--- Aim ---
Below is a listing; write it out exactly and drop any images from it.

--- Stored data ---
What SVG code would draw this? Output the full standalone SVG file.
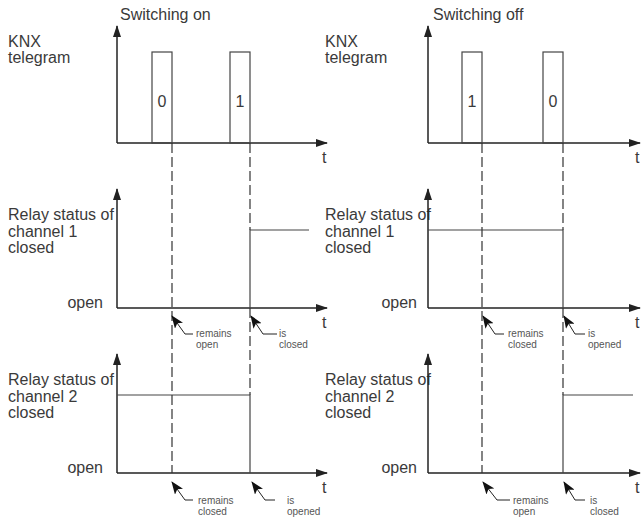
<svg xmlns="http://www.w3.org/2000/svg" width="642" height="520" viewBox="0 0 642 520">
<defs>
<marker id="ax" markerUnits="userSpaceOnUse" markerWidth="12" markerHeight="8" refX="11" refY="4" orient="auto"><path d="M0,0 L12,4 L0,8 z" fill="#222"/></marker>
<marker id="an" markerUnits="userSpaceOnUse" markerWidth="13" markerHeight="10" refX="12" refY="5" orient="auto"><path d="M0,0 L13,5 L0,10 L3,5 z" fill="#111"/></marker>
<style>
.t{font-family:"Liberation Sans",Arial,sans-serif;font-size:16px;fill:#3a3a3a}
.s{font-family:"Liberation Sans",Arial,sans-serif;font-size:10px;fill:#555}
.axis{stroke:#222;stroke-width:1.5;fill:none}
.ln{stroke:#444;stroke-width:1.2;fill:none}
.dash{stroke:#333;stroke-width:1.2;stroke-dasharray:10 4;fill:none}
.ann{stroke:#222;stroke-width:1;fill:none}
</style>
</defs>
<rect width="642" height="520" fill="#fff"/>

<g id="titles">
<text class="t" x="120" y="20">Switching on</text>
<text class="t" x="433" y="20">Switching off</text>
</g>

<g id="left-telegram">
<text class="t" x="8" y="47">KNX</text>
<text class="t" x="8" y="63">telegram</text>
<path class="axis" d="M117,143 V26" marker-end="url(#ax)"/>
<path class="axis" d="M117,143 H327" marker-end="url(#ax)"/>
<rect class="ln" x="152" y="52" width="20" height="91"/>
<rect class="ln" x="230" y="52" width="20" height="91"/>
<text class="t" x="162" y="107" text-anchor="middle">0</text>
<text class="t" x="240" y="107" text-anchor="middle">1</text>
<text class="t" x="322" y="163">t</text>
</g>

<g id="right-telegram">
<text class="t" x="325" y="47">KNX</text>
<text class="t" x="325" y="63">telegram</text>
<path class="axis" d="M428,143 V26" marker-end="url(#ax)"/>
<path class="axis" d="M428,143 H640" marker-end="url(#ax)"/>
<rect class="ln" x="462" y="52" width="20" height="91"/>
<rect class="ln" x="543" y="52" width="20" height="91"/>
<text class="t" x="472" y="107" text-anchor="middle">1</text>
<text class="t" x="553" y="107" text-anchor="middle">0</text>
<text class="t" x="635" y="163">t</text>
</g>

<g id="left-ch1">
<text class="t" x="8" y="220">Relay status of</text>
<text class="t" x="8" y="237">channel 1</text>
<text class="t" x="8" y="253">closed</text>
<text class="t" x="103" y="308" text-anchor="end">open</text>
<path class="axis" d="M117,308 V189" marker-end="url(#ax)"/>
<path class="axis" d="M117,308 H327" marker-end="url(#ax)"/>
<path class="ln" d="M250,308 V230 H309"/>
<text class="t" x="322" y="328">t</text>
</g>

<g id="right-ch1">
<text class="t" x="325" y="220">Relay status of</text>
<text class="t" x="325" y="237">channel 1</text>
<text class="t" x="325" y="253">closed</text>
<text class="t" x="417" y="308" text-anchor="end">open</text>
<path class="axis" d="M428,308 V189" marker-end="url(#ax)"/>
<path class="axis" d="M428,308 H640" marker-end="url(#ax)"/>
<path class="ln" d="M428,230 H563 V308"/>
<text class="t" x="635" y="328">t</text>
</g>

<g id="left-ch2">
<text class="t" x="8" y="385">Relay status of</text>
<text class="t" x="8" y="402">channel 2</text>
<text class="t" x="8" y="418">closed</text>
<text class="t" x="103" y="473" text-anchor="end">open</text>
<path class="axis" d="M117,473 V354" marker-end="url(#ax)"/>
<path class="axis" d="M117,473 H327" marker-end="url(#ax)"/>
<path class="ln" d="M117,395 H250 V473"/>
<text class="t" x="322" y="493">t</text>
</g>

<g id="right-ch2">
<text class="t" x="325" y="385">Relay status of</text>
<text class="t" x="325" y="402">channel 2</text>
<text class="t" x="325" y="418">closed</text>
<text class="t" x="417" y="473" text-anchor="end">open</text>
<path class="axis" d="M428,473 V354" marker-end="url(#ax)"/>
<path class="axis" d="M428,473 H640" marker-end="url(#ax)"/>
<path class="ln" d="M563,473 V395 H633"/>
<text class="t" x="635" y="493">t</text>
</g>

<g id="connectors">
<path class="dash" d="M172,143 V473"/>
<path class="dash" d="M250,143 V230 M250,308 V395"/>
<path class="dash" d="M482,143 V473"/>
<path class="dash" d="M563,143 V230 M563,308 V395"/>

<path class="ann" d="M193,334 H185 L172,316" marker-end="url(#an)"/>
<path class="ann" d="M277,334 H263 L251,316" marker-end="url(#an)"/>
<path class="ann" d="M504,334 H495 L483,316" marker-end="url(#an)"/>
<path class="ann" d="M585,334 H575 L564,316" marker-end="url(#an)"/>
<path class="ann" d="M193,500 H185 L172,482" marker-end="url(#an)"/>
<path class="ann" d="M275,500 H265 L252,482" marker-end="url(#an)"/>
<path class="ann" d="M510,500 H497 L483,482" marker-end="url(#an)"/>
<path class="ann" d="M585,500 H575 L564,482" marker-end="url(#an)"/>
</g>

<g id="labels">
<text class="s" x="196" y="337">remains</text>
<text class="s" x="196" y="348">open</text>
<text class="s" x="279" y="337">is</text>
<text class="s" x="279" y="348">closed</text>
<text class="s" x="508" y="337">remains</text>
<text class="s" x="508" y="348">closed</text>
<text class="s" x="588" y="337">is</text>
<text class="s" x="588" y="348">opened</text>
<text class="s" x="198" y="504">remains</text>
<text class="s" x="198" y="515">closed</text>
<text class="s" x="287" y="504">is</text>
<text class="s" x="287" y="515">opened</text>
<text class="s" x="513" y="504">remains</text>
<text class="s" x="513" y="515">open</text>
<text class="s" x="590" y="504">is</text>
<text class="s" x="590" y="515">closed</text>
</g>
</svg>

--- Right answer ---
What SVG code would draw this? Output the full standalone SVG file.
<svg xmlns="http://www.w3.org/2000/svg" width="642" height="520" viewBox="0 0 642 520">
<defs>
<marker id="ax" markerUnits="userSpaceOnUse" markerWidth="12" markerHeight="8" refX="11" refY="4" orient="auto"><path d="M0,0 L12,4 L0,8 z" fill="#222"/></marker>
<marker id="an" markerUnits="userSpaceOnUse" markerWidth="13" markerHeight="10" refX="12" refY="5" orient="auto"><path d="M0,0 L13,5 L0,10 L3,5 z" fill="#111"/></marker>
<style>
.t{font-family:"Liberation Sans",Arial,sans-serif;font-size:16px;fill:#3a3a3a}
.s{font-family:"Liberation Sans",Arial,sans-serif;font-size:10px;fill:#555}
.axis{stroke:#222;stroke-width:1.5;fill:none}
.ln{stroke:#444;stroke-width:1.2;fill:none}
.dash{stroke:#333;stroke-width:1.2;stroke-dasharray:10 4;fill:none}
.ann{stroke:#222;stroke-width:1;fill:none}
</style>
</defs>
<rect width="642" height="520" fill="#fff"/>

<g id="titles">
<text class="t" x="120" y="20">Switching on</text>
<text class="t" x="433" y="20">Switching off</text>
</g>

<g id="left-telegram">
<text class="t" x="8" y="47">KNX</text>
<text class="t" x="8" y="63">telegram</text>
<path class="axis" d="M117,143 V26" marker-end="url(#ax)"/>
<path class="axis" d="M117,143 H327" marker-end="url(#ax)"/>
<rect class="ln" x="152" y="52" width="20" height="91"/>
<rect class="ln" x="230" y="52" width="20" height="91"/>
<text class="t" x="162" y="107" text-anchor="middle">0</text>
<text class="t" x="240" y="107" text-anchor="middle">1</text>
<text class="t" x="322" y="163">t</text>
</g>

<g id="right-telegram">
<text class="t" x="325" y="47">KNX</text>
<text class="t" x="325" y="63">telegram</text>
<path class="axis" d="M428,143 V26" marker-end="url(#ax)"/>
<path class="axis" d="M428,143 H640" marker-end="url(#ax)"/>
<rect class="ln" x="462" y="52" width="20" height="91"/>
<rect class="ln" x="543" y="52" width="20" height="91"/>
<text class="t" x="472" y="107" text-anchor="middle">1</text>
<text class="t" x="553" y="107" text-anchor="middle">0</text>
<text class="t" x="635" y="163">t</text>
</g>

<g id="left-ch1">
<text class="t" x="8" y="220">Relay status of</text>
<text class="t" x="8" y="237">channel 1</text>
<text class="t" x="8" y="253">closed</text>
<text class="t" x="103" y="308" text-anchor="end">open</text>
<path class="axis" d="M117,308 V189" marker-end="url(#ax)"/>
<path class="axis" d="M117,308 H327" marker-end="url(#ax)"/>
<path class="ln" d="M250,308 V230 H309"/>
<text class="t" x="322" y="328">t</text>
</g>

<g id="right-ch1">
<text class="t" x="325" y="220">Relay status of</text>
<text class="t" x="325" y="237">channel 1</text>
<text class="t" x="325" y="253">closed</text>
<text class="t" x="417" y="308" text-anchor="end">open</text>
<path class="axis" d="M428,308 V189" marker-end="url(#ax)"/>
<path class="axis" d="M428,308 H640" marker-end="url(#ax)"/>
<path class="ln" d="M428,230 H563 V308"/>
<text class="t" x="635" y="328">t</text>
</g>

<g id="left-ch2">
<text class="t" x="8" y="385">Relay status of</text>
<text class="t" x="8" y="402">channel 2</text>
<text class="t" x="8" y="418">closed</text>
<text class="t" x="103" y="473" text-anchor="end">open</text>
<path class="axis" d="M117,473 V354" marker-end="url(#ax)"/>
<path class="axis" d="M117,473 H327" marker-end="url(#ax)"/>
<path class="ln" d="M117,395 H250 V473"/>
<text class="t" x="322" y="493">t</text>
</g>

<g id="right-ch2">
<text class="t" x="325" y="385">Relay status of</text>
<text class="t" x="325" y="402">channel 2</text>
<text class="t" x="325" y="418">closed</text>
<text class="t" x="417" y="473" text-anchor="end">open</text>
<path class="axis" d="M428,473 V354" marker-end="url(#ax)"/>
<path class="axis" d="M428,473 H640" marker-end="url(#ax)"/>
<path class="ln" d="M563,473 V395 H633"/>
<text class="t" x="635" y="493">t</text>
</g>

<g id="connectors">
<path class="dash" d="M172,143 V473"/>
<path class="dash" d="M250,143 V230 M250,308 V395"/>
<path class="dash" d="M482,143 V473"/>
<path class="dash" d="M563,143 V230 M563,308 V395"/>

<path class="ann" d="M193,334 H185 L172,316" marker-end="url(#an)"/>
<path class="ann" d="M277,334 H263 L251,316" marker-end="url(#an)"/>
<path class="ann" d="M504,334 H495 L483,316" marker-end="url(#an)"/>
<path class="ann" d="M585,334 H575 L564,316" marker-end="url(#an)"/>
<path class="ann" d="M193,500 H185 L172,482" marker-end="url(#an)"/>
<path class="ann" d="M275,500 H265 L252,482" marker-end="url(#an)"/>
<path class="ann" d="M510,500 H497 L483,482" marker-end="url(#an)"/>
<path class="ann" d="M585,500 H575 L564,482" marker-end="url(#an)"/>
</g>

<g id="labels">
<text class="s" x="196" y="337">remains</text>
<text class="s" x="196" y="348">open</text>
<text class="s" x="279" y="337">is</text>
<text class="s" x="279" y="348">closed</text>
<text class="s" x="508" y="337">remains</text>
<text class="s" x="508" y="348">closed</text>
<text class="s" x="588" y="337">is</text>
<text class="s" x="588" y="348">opened</text>
<text class="s" x="198" y="504">remains</text>
<text class="s" x="198" y="515">closed</text>
<text class="s" x="287" y="504">is</text>
<text class="s" x="287" y="515">opened</text>
<text class="s" x="513" y="504">remains</text>
<text class="s" x="513" y="515">open</text>
<text class="s" x="590" y="504">is</text>
<text class="s" x="590" y="515">closed</text>
</g>
</svg>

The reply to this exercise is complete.